Soal:
Rasanya tidak
lengkap jika seseorang yang berziarah tidak membawa air bunga ke kuburan. Ini
adalah kebiasaan yang sudah merata di seluruh masyarakat. Orang-orang yang
melakukan ziarah kubur membawa air bunga yang akan diletakkan pada pusara.
Bagaimanakah hukumnya dan apakah manfaatnya?
Para ulama mengatakan
bahwa hukumnya menyiram air bunga atau harum-haruman di atas kuburan adalah
sunnah. Sebagaimana yang dikatakan oleh Imam Nawawi al-Bantani dalam karangan
beliau Nihayah al-Zain:
"Disunnahkan untuk menyirami kuburan
dengan air yang dingin. Perbuatan ini dilakukan sebagai tafa'ulan (pengharapan)

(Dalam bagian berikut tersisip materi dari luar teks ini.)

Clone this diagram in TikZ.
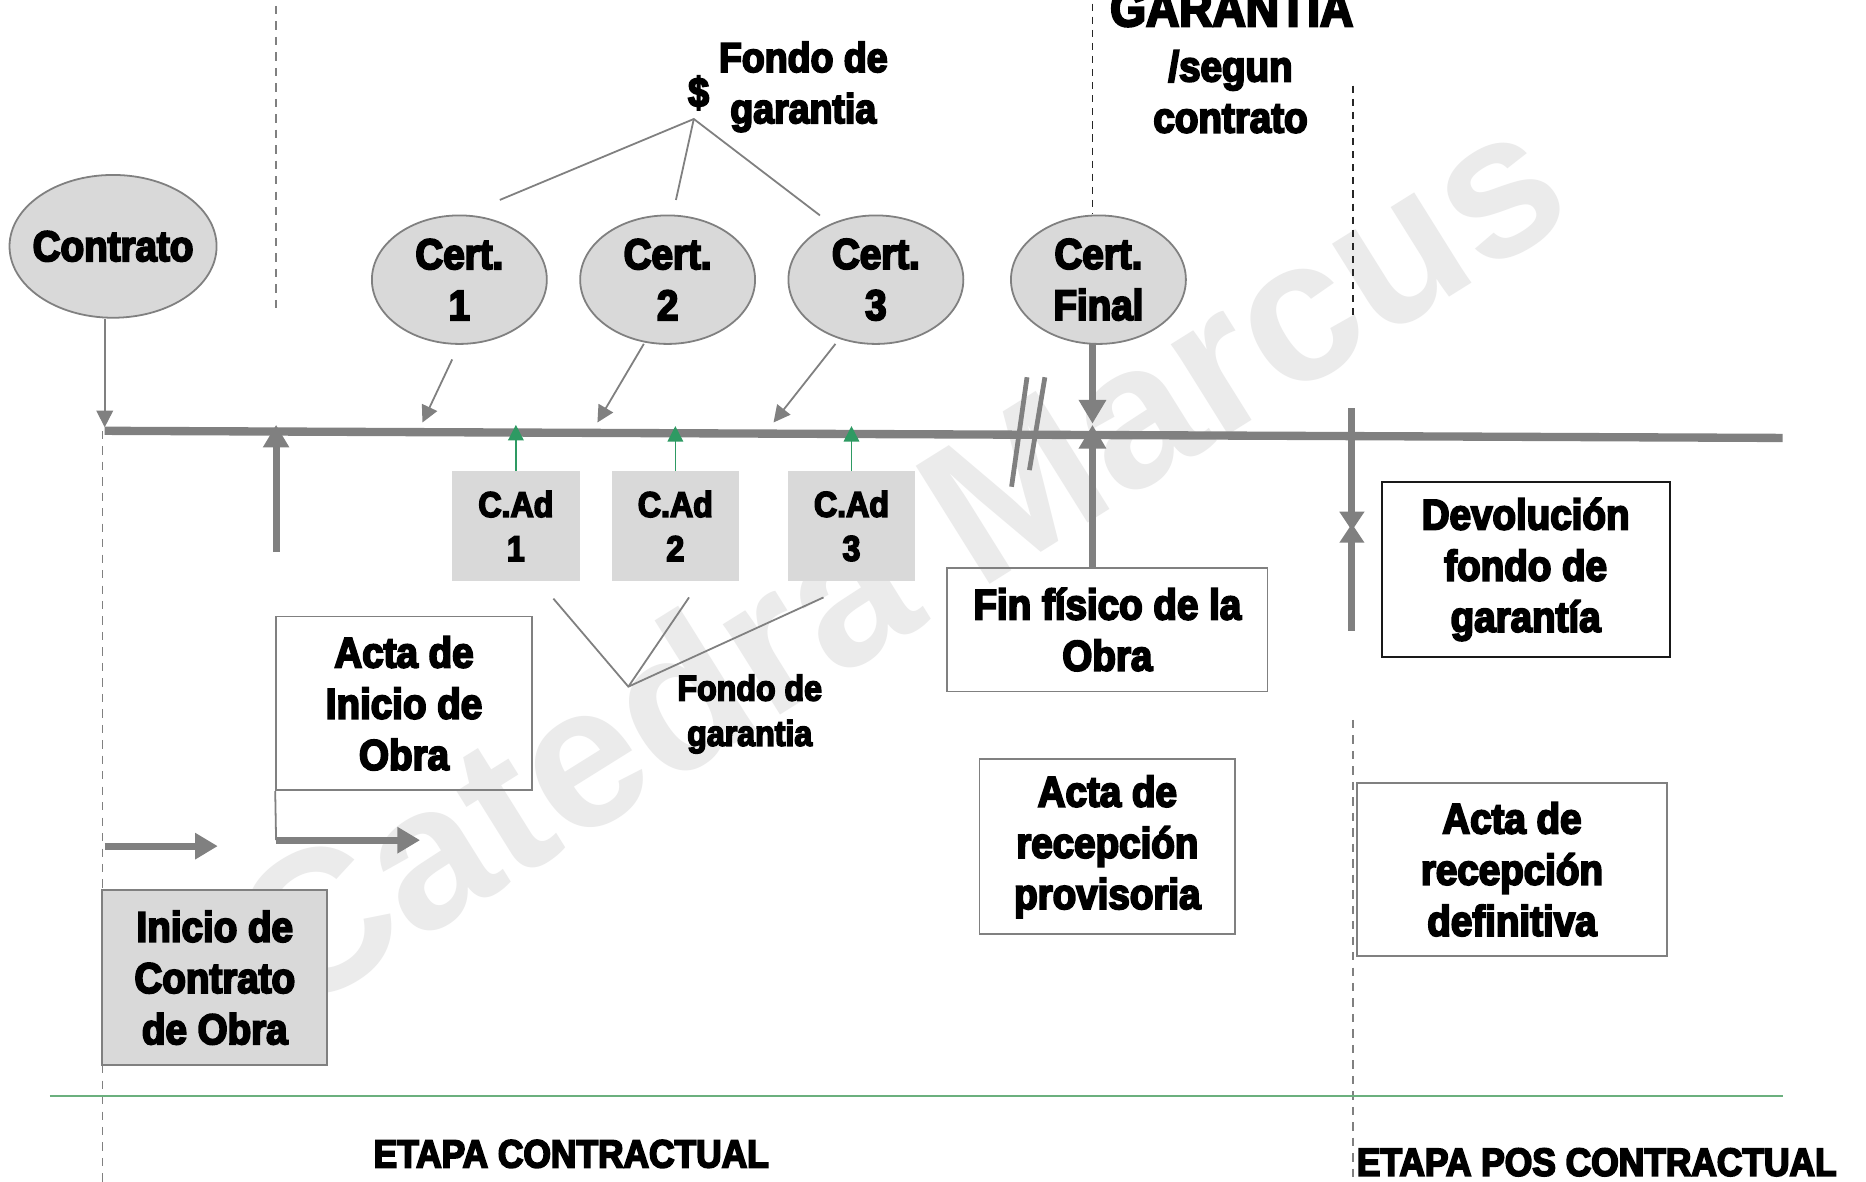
\documentclass[tikz,border=0pt]{standalone}
\usepackage{fontspec}
\setmainfont[FakeStretch=0.9, BoldFont={Liberation Sans Bold}, BoldFeatures={FakeBold=4.5}]{Liberation Sans}
\newfontfamily\wmfont[BoldFont={Liberation Sans Bold Italic}]{Liberation Sans}
\usetikzlibrary{arrows.meta,shapes.geometric}
\definecolor{cfill}{HTML}{D9D9D9}
\definecolor{cline}{HTML}{808080}
\definecolor{cgreen}{HTML}{2E9A63}
\definecolor{lgreen}{HTML}{6BB07E}
\definecolor{wmcol}{HTML}{EBEBEB}
\begin{document}
\begin{tikzpicture}[x=1pt,y=-1pt,
  txt/.style={font=\bfseries\fontsize{36}{43}\selectfont, align=center, text=black},
  cert/.style={ellipse, draw=cline, line width=1.5pt, fill=cfill, minimum width=147pt, minimum height=108pt, inner sep=0pt, txt},
  cad/.style={rectangle, fill=cfill, minimum width=107pt, minimum height=92pt, inner sep=0pt, txt, font=\bfseries\fontsize{30}{37}\selectfont},
  wbox/.style={rectangle, draw=cline, line width=1.5pt, inner sep=0pt, txt},
  tline/.style={draw=cline, line width=1.5pt},
  tarrow/.style={tline, -{Triangle[width=14pt,length=14pt]}},
  bigarrow/.style={draw=cline, line width=6pt, -{Triangle[width=21pt,length=19pt]}},
  garrow/.style={draw=cgreen, line width=1.4pt, -{Triangle[width=13pt,length=13pt]}},
  gdash/.style={draw=cline, line width=1.2pt, dash pattern=on 7pt off 6pt},
  kdash/.style={draw=black!85, line width=1.5pt, dash pattern=on 6pt off 5pt},
]
\clip (0,0) rectangle (1568,993);
\fill[white] (0,0) rectangle (1568,993);

% watermark
\node[text=wmcol, font=\wmfont\bfseries\itshape\fontsize{170}{170}\selectfont, rotate=32] (wm) at (754,468) {Catedra Marcus};

% dashed guide lines
\draw[gdash] (232,5) -- (232,262);
\draw[gdash] (86,362) -- (86,993);
\draw[kdash] (918,3) -- (918,180);
\draw[kdash] (1137,72) -- (1137,265);
\draw[gdash] (1137,605) -- (1137,993);

% green base line
\draw[lgreen, line width=1.3pt] (42,921) -- (1498,921);

% timeline
\coordinate (tlL) at (88,362);
\coordinate (tlR) at (1498,368);
\draw[cline, line width=7pt] (tlL) -- (tlR);

% break mark
\draw[cline, line width=4pt] (863,317) -- (850,409);
\draw[cline, line width=4pt] (878,317) -- (865,395);

% ellipses
\node[cert, minimum width=174pt, minimum height=120pt, inner xsep=-9pt] (contrato) at (95,207) {Contrato};
\node[cert] (c1) at (386,235) {Cert.\\1};
\node[cert] (c2) at (561,235) {Cert.\\2};
\node[cert] (c3) at (736,235) {Cert.\\3};
\node[cert] (cf) at (923,235) {Cert.\\Final};

% C.Ad boxes
\node[cad] (a1) at (433.5,442) {C.Ad\\1};
\node[cad] (a2) at (567.5,442) {C.Ad\\2};
\node[cad] (a3) at (715.5,442) {C.Ad\\3};

% boxes
\node[wbox, minimum width=215pt, minimum height=146pt] (actaini) at (339.5,591) {Acta de\\Inicio de\\Obra};
\node[wbox, fill=cfill, minimum width=189pt, minimum height=147pt] (inicio) at (180.5,821.5) {Inicio de\\Contrato\\de Obra};
\node[wbox, minimum width=269pt, minimum height=104pt] (finfis) at (930.5,529) {Fin físico de la\\Obra};
\node[wbox, minimum width=215pt, minimum height=147pt] (actaprov) at (930.5,711.5) {Acta de\\recepción\\provisoria};
\node[wbox, draw=black!90, minimum width=242pt, minimum height=147pt] (devol) at (1282,478.5) {Devolución\\fondo de\\garantía};
\node[wbox, minimum width=261pt, minimum height=145pt] (actadef) at (1270.5,730.5) {Acta de\\recepción\\definitiva};

% texts
\node[txt, font=\bfseries\fontsize{35}{43}\selectfont] (dollar) at (587,78) {\$};
\node[txt, font=\bfseries\fontsize{35}{43}\selectfont] (fondo1) at (675,73) {Fondo de\\garantia};
\node[txt, font=\bfseries\fontsize{30}{38}\selectfont] (fondo2) at (630,600) {Fondo de\\garantia};
\node[txt, font=\bfseries\fontsize{43}{43}\selectfont, anchor=base] (garant) at (1035,22) {GARANTIA};
\node[txt] (segun) at (1034,77) {/segun\\contrato};
\node[txt, font=\bfseries\fontsize{33}{40}\selectfont, anchor=base] (etapa1) at (480,981) {ETAPA CONTRACTUAL};
\node[txt, font=\bfseries\fontsize{33}{40}\selectfont, anchor=base west, inner sep=0pt] (etapa2) at (1140,988) {ETAPA POS CONTRACTUAL};

% Contrato arrow
\coordinate (c0) at (88,359);
\draw[tarrow] (contrato.south -| c0) -- (c0);

% Cert arrows to timeline
\coordinate (s1) at (380,302); \coordinate (e1) at (355,355);
\coordinate (s2) at (541,289); \coordinate (e2) at (502,355);
\coordinate (s3) at (702,289); \coordinate (e3) at (650,355);
\draw[tarrow] (s1) -- (e1);
\draw[tarrow] (s2) -- (e2);
\draw[tarrow] (s3) -- (e3);

% fondo de garantia (top) lines
\coordinate (fg) at (583,100);
\coordinate (f1) at (420,168);
\coordinate (f2) at (568,168);
\coordinate (f3) at (689,181);
\draw[tline] (f1) -- (fg) -- (f3);
\draw[tline] (f2) -- (fg);

% green arrows from C.Ad
\draw[garrow] (a1.north) -- (433.5,357);
\draw[garrow] (a2.north) -- (567.5,358);
\draw[garrow] (a3.north) -- (715.5,358);

% lower fondo lines
\coordinate (fb) at (528,577);
\coordinate (g1) at (465,503);
\coordinate (g2) at (579,502);
\coordinate (g3) at (692,502);
\draw[tline] (g1) -- (fb) -- (g3);
\draw[tline] (g2) -- (fb);

% up arrow at 232
\coordinate (u0) at (232,464);
\coordinate (u1) at (232,357);
\draw[bigarrow] (u0) -- (u1);

% acta de inicio -> arrow
\coordinate (k1) at (232,706);
\coordinate (k2) at (353,706);
\draw[tline] (actaini.south west) -- (k1);
\draw[bigarrow] (k1) -- (k2);

% arrow near inicio
\coordinate (h1) at (88,711);
\coordinate (h2) at (183,711);
\draw[bigarrow] (h1) -- (h2);

% cert final arrows
\coordinate (cf0) at (918,289);
\coordinate (cf1) at (918,356);
\coordinate (cf2) at (918,357);
\draw[bigarrow, line width=5.5pt, -{Triangle[width=22pt,length=20pt]}] (cf0) -- (cf1);
\draw[bigarrow, line width=5.5pt, -{Triangle[width=22pt,length=20pt]}] (finfis.north -| cf2) -- (cf2);

% devolucion arrows (bowtie)
\coordinate (d0) at (1136,343);
\coordinate (d1) at (1136,446);
\coordinate (d2) at (1136,530);
\coordinate (d3) at (1136,440);
\draw[bigarrow, -{Triangle[width=20pt,length=16pt]}] (d0) -- (d1);
\draw[bigarrow, -{Triangle[width=20pt,length=16pt]}] (d2) -- (d3);
\end{tikzpicture}
\end{document}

dengan dinginnya tempat tidur. Dan juga tidak apa-apa menyiram kuburan dengan
sedikit air mawar. Karena malaikat itu senang pada aroma Yang harum semerbak.
" (Nihayah al- Zain,145)
Pendapat ini
berdasarkan Hadits Nabi SAW:
'Umar ia berkata, "Suatu ketika Nabi
SAW melewati sebuah kebun di Makkah atau di Madinah. Lalu Nabi SAW mendengar
suara dua orang yang sedang disiksa di kuburnya. Nabi SAW bersabda kepada para
sahabat, "Kedua orang (yang ada di kubur ini) sedang disiksa. Keduanya
disiksa bukan karena telah melakukan dosa besar. Yang satu disiksa karena tidak
memakai penutup ketika kencing. Sedang yang lainnya lagi disiksa karena sering
mengadu domba ". Rasul kemudian menyuruh sahabat untuk mengambil pelepah
kurma, kemudian membelahnya menjadi dua bagian dan meletakkannya pada masing-masing
kuburan tersebut. Para sahabat lalu bertanya, "Kenapa melakukan hal ini ya
Rasul?" Rasul SAW menjawab, "Semoga Allah SWT meringankan siksa kedua
orang tersebut selama dua pelepah kurma ini belum kering." (Shahih al-Bukhari [1273])
Hadits di atas
diperkuat oleh Hadits yang lain:
Diriwayatkan dari Ja'far bin Muhammad dari
ayahnya bahwa Rasulullah SAW menyiram kuburan putera beliau Ibrahim dan beliau meletakkan
kerikil di atas kuburan tersebut". HR. Imam Syafi'i RA."( Nail al-Awthar, juz IV, hal 84)
Berdasarkan
penjelasan di atas, maka memberi harum-haruman di kuburan itu dibenarkan.
Termasuk pula menyiram air bunga di atas kuburan.